Hollywood Reporter: Silicon Beach Boom Hits the Playa Vista Housing Market


1:14 PM PST 1/3/2014 by Alexandria Abramian

Home theaters and floating stairs in planned-community homes? An exclusive look at Playa Vista's phase 2.

With the second and final phase of Playa Vista development well underway, the 1,000-acre area bordered by Culver City, Westchester and Marina del Rey is poised to offer what might be L.A.’s best live-work commute.

The Campus at Playa Vista, as its three-million-square-foot office space area is known, already houses the likes of YouTube, Facebook, Belkin and ad agencies like 72andSunny on the eastern side of the 1.3 mile area once controlled by Howard Hughes. On the western edge are some 3,100 residences that started construction in 2001 and were completed last year.

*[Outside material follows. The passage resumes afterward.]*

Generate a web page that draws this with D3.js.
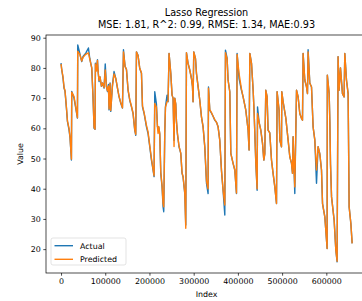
<!DOCTYPE html>
<html>
<head>
<meta charset="utf-8">
<script src="https://cdn.jsdelivr.net/npm/d3@7"></script>
<style>
  body { margin: 0; background: #fff; }
  svg { display: block; font-family: "DejaVu Sans", sans-serif; }
</style>
</head>
<body>
<svg class="chart"></svg>
<script>
/*
 * Lasso regression: actual vs predicted values along the row index.
 */

// Row index of each sampled point.
var indexValues = [
    0, 1600, 4500, 6800, 9000, 12200, 14500, 18100, 20400, 23500,
    24200, 29400, 33300, 37100, 37800, 42300, 46800, 49800, 55900, 62000,
    64900, 69500, 72400, 74700, 76900, 77800, 80100, 82400, 83700, 86000,
    88200, 91400, 93700, 97300, 100000, 102700, 105000, 107200, 108600, 110900,
    112400, 116300, 119900, 123800, 127600, 131200, 135100, 138900, 141200, 144800,
    148000, 151600, 155400, 159300, 162900, 166700, 169000, 170600, 174200, 178000,
    181900, 184200, 187800, 193200, 196800, 200700, 204500, 208100, 210400, 212000,
    215800, 218100, 219500, 221000, 223300, 225600, 228500, 230800, 232300, 234600,
    236200, 239800, 242100, 244300, 248200, 251100, 253400, 255600, 257200, 259500,
    261000, 263300, 266900, 270800, 273700, 276000, 279900, 282100, 283700, 287300,
    291200, 295000, 297300, 298600, 300200, 304100, 306300, 310000, 313800, 317600,
    321300, 325100, 329000, 332600, 333500, 336400, 340300, 343900, 347700, 351600,
    355200, 359000, 362900, 366500, 370400, 371900, 375600, 377800, 381700, 384000,
    389100, 393000, 396800, 398200, 402700, 408100, 411800, 417900, 423100, 425300,
    427000, 430800, 434500, 436800, 440600, 443500, 444400, 448000, 451800, 455700,
    458600, 460800, 463100, 466000, 468300, 472100, 476000, 479600, 483500, 487300,
    488700, 493200, 494800, 498600, 499300, 502300, 508400, 513600, 517400, 521300,
    523500, 524900, 527100, 528700, 532600, 536200, 540000, 543800, 546100, 547500,
    551300, 555200, 557400, 558800, 562600, 566500, 570100, 574000, 577800, 581400,
    585300, 589100, 591400, 596600, 601800, 602300, 606400, 608000, 609500, 611800,
    617700, 621500, 624400, 626600, 628800, 632000, 636500, 640200, 641800, 645600,
    649300, 651600, 655500, 658400
];

// Actual target values.
var actualValues = [
    81.6, 79.4, 76.6, 73.3, 72.3, 66.7, 62.3, 59.5, 56.8, 49.5,
    72.2, 70.0, 66.7, 63.4, 87.6, 84.9, 82.1, 83.8, 84.9, 86.6,
    83.2, 79.9, 70.0, 60.0, 59.7, 81.6, 79.4, 82.7, 79.0, 75.5,
    77.0, 73.9, 75.0, 73.3, 81.3, 73.8, 72.2, 74.5, 66.1, 75.0,
    65.6, 74.4, 78.8, 76.5, 73.3, 70.5, 68.3, 66.7, 86.0, 80.5,
    79.5, 72.6, 69.3, 67.1, 64.9, 59.4, 57.7, 85.3, 84.2, 79.8,
    78.2, 67.1, 65.0, 60.5, 58.3, 53.9, 49.5, 46.2, 44.0, 72.1,
    68.0, 60.5, 60.0, 60.5, 58.0, 45.1, 40.6, 34.0, 32.4, 58.3,
    67.1, 71.0, 68.8, 84.8, 78.2, 71.0, 70.0, 56.0, 70.0, 68.0,
    62.4, 58.0, 53.9, 51.7, 45.1, 43.9, 38.4, 28.0, 85.0, 81.5,
    79.3, 76.5, 73.8, 68.8, 85.3, 83.1, 78.2, 73.8, 69.3, 63.8,
    60.5, 53.9, 41.8, 38.4, 73.7, 66.0, 65.0, 64.0, 62.7, 62.0,
    60.5, 56.1, 46.0, 39.5, 31.3, 85.9, 83.2, 76.0, 72.1, 51.7,
    48.4, 46.2, 38.4, 84.8, 76.5, 72.6, 70.4, 66.0, 59.4, 52.8,
    84.8, 81.5, 72.6, 64.9, 48.4, 39.5, 67.1, 62.0, 59.4, 55.0,
    49.5, 51.5, 72.6, 70.5, 59.4, 58.5, 49.5, 45.1, 40.6, 35.1,
    72.1, 66.0, 56.1, 53.9, 72.1, 68.8, 63.4, 56.1, 50.6, 48.4,
    45.1, 57.2, 46.2, 38.4, 72.6, 70.4, 64.9, 63.3, 62.7, 84.8,
    76.0, 73.7, 71.5, 86.0, 75.0, 73.7, 60.5, 56.1, 41.8, 53.9,
    51.5, 46.2, 35.1, 30.7, 20.2, 77.6, 71.5, 62.0, 48.0, 37.3,
    29.6, 19.7, 15.8, 83.7, 72.6, 80.0, 71.5, 70.4, 84.8, 76.0,
    71.5, 34.0, 28.5, 21.9
];

// Model predictions.
var predictedValues = [
    81.3, 79.4, 77.0, 73.5, 72.5, 67.0, 62.5, 60.0, 57.0, 49.8,
    72.0, 70.5, 67.0, 63.5, 85.5, 84.5, 82.3, 83.5, 84.5, 85.0,
    83.0, 80.0, 70.3, 60.3, 59.7, 81.3, 79.0, 82.5, 79.0, 75.8,
    77.0, 74.0, 75.0, 73.5, 79.3, 73.8, 72.4, 74.0, 66.4, 74.8,
    65.9, 74.0, 78.0, 76.5, 73.5, 70.5, 68.5, 66.8, 85.3, 80.5,
    79.5, 72.8, 69.5, 67.3, 65.0, 59.6, 58.0, 85.3, 84.0, 80.0,
    78.3, 67.5, 65.2, 61.0, 58.8, 54.3, 50.0, 46.5, 44.3, 68.2,
    67.0, 60.5, 58.3, 60.5, 58.3, 45.5, 41.0, 35.0, 34.0, 58.5,
    67.0, 68.8, 69.0, 84.8, 78.2, 71.0, 70.0, 54.0, 70.0, 68.0,
    62.5, 58.3, 54.0, 51.8, 45.3, 44.0, 38.6, 26.9, 85.0, 81.5,
    79.3, 76.5, 73.8, 68.8, 85.3, 83.1, 78.2, 73.8, 69.3, 63.8,
    60.5, 53.9, 42.5, 40.0, 73.3, 66.2, 65.2, 64.0, 62.9, 62.0,
    60.5, 56.1, 46.0, 39.5, 34.6, 85.0, 83.0, 76.0, 72.1, 51.7,
    48.4, 46.2, 38.6, 84.5, 78.0, 73.0, 70.4, 66.0, 59.4, 52.8,
    84.8, 81.5, 72.6, 64.9, 48.4, 40.0, 64.9, 62.0, 59.4, 55.0,
    49.5, 51.5, 72.6, 70.5, 59.4, 58.5, 49.5, 45.1, 40.6, 35.1,
    72.1, 66.0, 56.1, 53.9, 72.1, 68.8, 63.4, 56.1, 50.6, 48.4,
    45.1, 57.2, 46.2, 40.6, 72.6, 70.4, 64.9, 63.3, 62.7, 84.8,
    76.0, 73.7, 71.5, 85.3, 75.0, 73.7, 60.5, 56.1, 46.2, 53.9,
    51.5, 46.2, 35.1, 30.7, 20.2, 77.6, 71.5, 62.0, 48.0, 37.3,
    29.6, 19.7, 16.0, 83.7, 72.6, 80.0, 71.5, 70.4, 84.8, 76.0,
    71.5, 34.0, 28.5, 21.9
];

var xTickValues = [0, 100000, 200000, 300000, 400000, 500000, 600000];
var yTickValues = [20, 30, 40, 50, 60, 70, 80, 90];
var seriesNames = ["Actual", "Predicted"];
var seriesColors = ["#1f77b4", "#ff7f0e"];

var titleLines = ["Lasso Regression", "MSE: 1.81, R^2: 0.99, RMSE: 1.34, MAE:0.93"];

/**
 * Draws the whole figure.
 */
function drawChart() {
    var width = 362, height = 301;
    // Plot area; the right spine lies just past the window edge.
    var plot = {left: 46, right: 367, top: 35, bottom: 273};

    var svg = d3.select(".chart")
        .attr("width", width)
        .attr("height", height);

    var x = d3.scaleLinear().domain([-34000, 692000]).range([plot.left, plot.right]);
    var y = d3.scaleLinear().domain([12.1, 90.9]).range([plot.bottom, plot.top]);

    var rows = indexValues.map(function(ix, i) {
        return {ix: ix, actual: actualValues[i], predicted: predictedValues[i]};
    });

    // Lines: actual first so the prediction sits on top.
    var keys = ["actual", "predicted"];
    keys.forEach(function(k, i) {
        var line = d3.line()
            .x(function(d) { return x(d.ix); })
            .y(function(d) { return y(d[k]); });
        svg.append("path")
            .datum(rows)
            .attr("fill", "none")
            .attr("stroke", seriesColors[i])
            .attr("stroke-width", 1.4)
            .attr("stroke-linejoin", "round")
            .attr("d", line);
    });

    // Axes.
    var xAxis = d3.axisBottom(x).tickValues(xTickValues).tickFormat(d3.format("d"))
        .tickSize(2.7).tickPadding(2.5);
    var yAxis = d3.axisLeft(y).tickValues(yTickValues).tickFormat(d3.format("d"))
        .tickSize(2.7).tickPadding(2.5);

    var gx = svg.append("g").attr("transform", "translate(0," + plot.bottom + ")").call(xAxis);
    var gy = svg.append("g").attr("transform", "translate(" + plot.left + ",0)").call(yAxis);
    [gx, gy].forEach(function(g) {
        g.select(".domain").remove();
        g.selectAll(".tick line").attr("stroke", "#000").attr("stroke-width", 0.7);
        g.selectAll(".tick text").attr("fill", "#000").style("font-size", "7.9px")
            .style("font-family", "DejaVu Sans");
    });

    // Spines.
    svg.append("rect")
        .attr("x", plot.left).attr("y", plot.top)
        .attr("width", plot.right - plot.left).attr("height", plot.bottom - plot.top)
        .attr("fill", "none").attr("stroke", "#000").attr("stroke-width", 0.7);

    // Titles and axis labels.
    svg.selectAll(".title").data(titleLines).enter().append("text")
        .attr("x", (plot.left + plot.right) / 2)
        .attr("y", function(d, i) { return 15.5 + i * 12.8; })
        .attr("text-anchor", "middle")
        .style("font-size", "9.7px")
        .text(function(d) { return d; });

    svg.append("text")
        .attr("x", (plot.left + plot.right) / 2).attr("y", 297)
        .attr("text-anchor", "middle").style("font-size", "7.9px")
        .text("Index");

    svg.append("text")
        .attr("transform", "translate(23," + (plot.top + plot.bottom) / 2 + ") rotate(-90)")
        .attr("text-anchor", "middle").style("font-size", "7.9px")
        .text("Value");

    // Legend.
    var lg = svg.append("g").attr("transform", "translate(51,238)");
    lg.append("rect")
        .attr("width", 75).attr("height", 27).attr("rx", 2)
        .attr("fill", "#fff").attr("fill-opacity", 0.8)
        .attr("stroke", "#d0d0d0").attr("stroke-width", 0.6);
    seriesNames.forEach(function(name, i) {
        var yy = 7.7 + i * 13.6;
        lg.append("line")
            .attr("x1", 3.5).attr("x2", 22).attr("y1", yy).attr("y2", yy)
            .attr("stroke", seriesColors[i]).attr("stroke-width", 1.4);
        lg.append("text")
            .attr("x", 29).attr("y", yy + 2.9)
            .style("font-size", "7.9px")
            .text(name);
    });
}

drawChart();
</script>
</body>
</html>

Now, an additional 2,800 new homes are currently under construction and will be set to hit the market in phases beginning next month. Like the initial group of housing, these will be a mix of single-family homes, condominiums and assisted living residences, designed by a variety of architects using a variety of elements and materials to give a feel of evolution rather than planned development.

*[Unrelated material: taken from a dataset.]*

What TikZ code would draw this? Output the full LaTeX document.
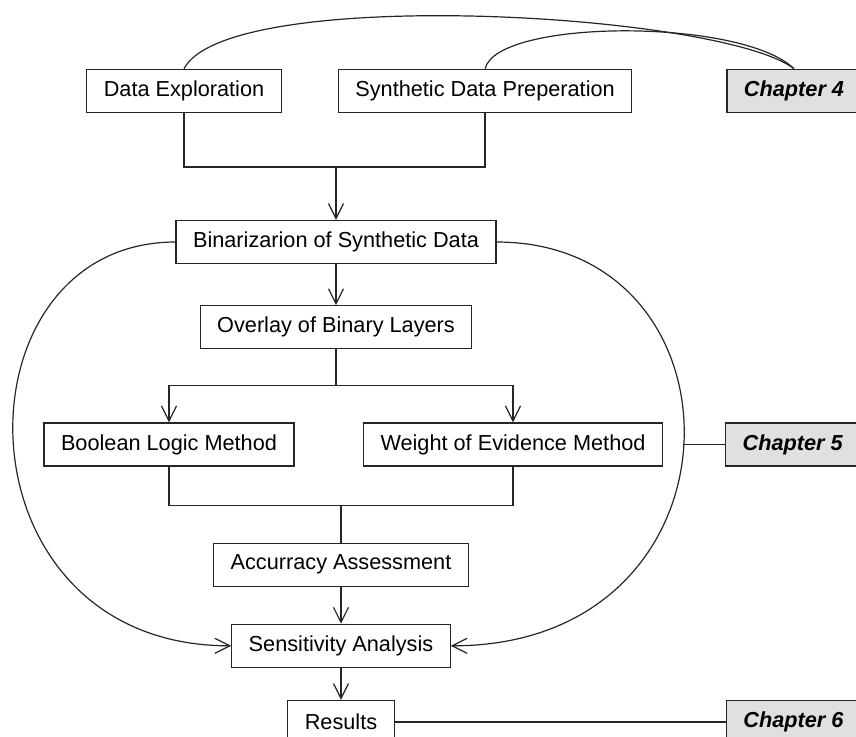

Two of the six new residential neighborhoods will feature a series of high-end houses with optional home theaters and almost 4,000 square feet of living space. When completed, prices for the four- to five-bedroom homes will be in the $1 million range.

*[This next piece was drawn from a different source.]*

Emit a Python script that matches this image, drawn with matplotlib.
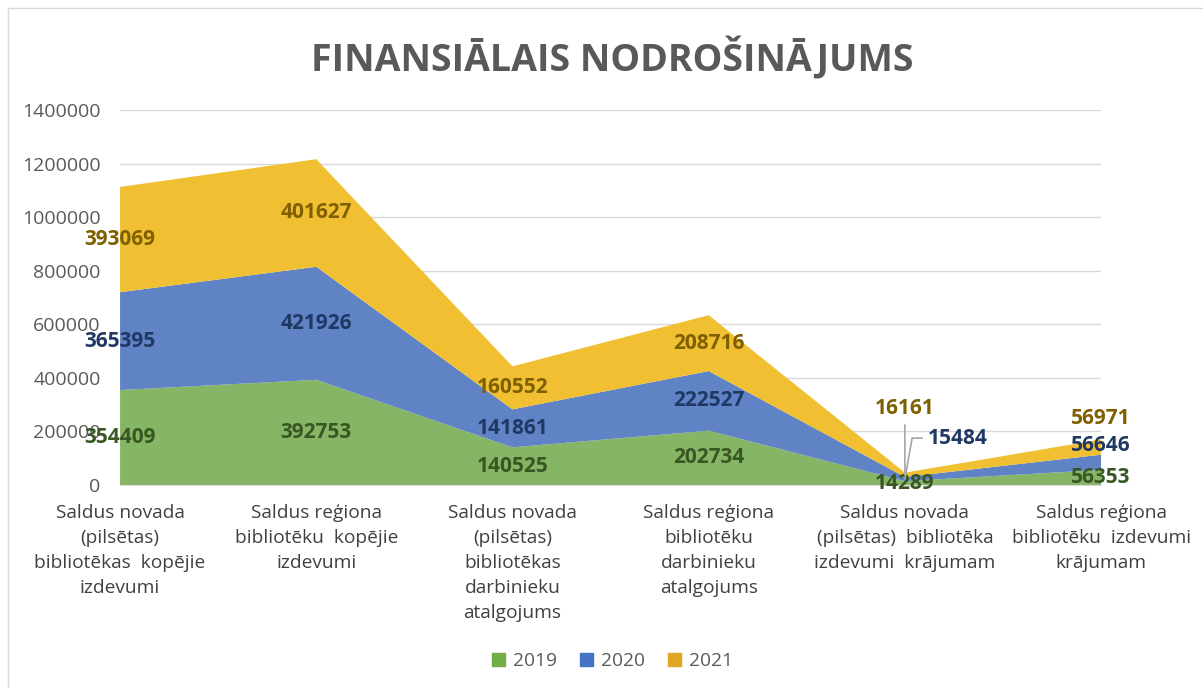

Other options include homes with retractable glass walls; “floating” steel stairs enclosed in glass; condominiums with private elevator access to each unit; and plenty of creative design concepts to fulfill the growing need for high-functioning home offices.  

“As the community has experienced organic growth from within – there has been a baby boom at Playa Vista -- families who have fallen in love with the community are seeking more space,” says Alison Banks, marketing director for Brookfield Residential. “In the final development areas, homes have at least three bedrooms and can range up to five. There are more single-family designs with more open concepts, more modern architecture, more tech advances.”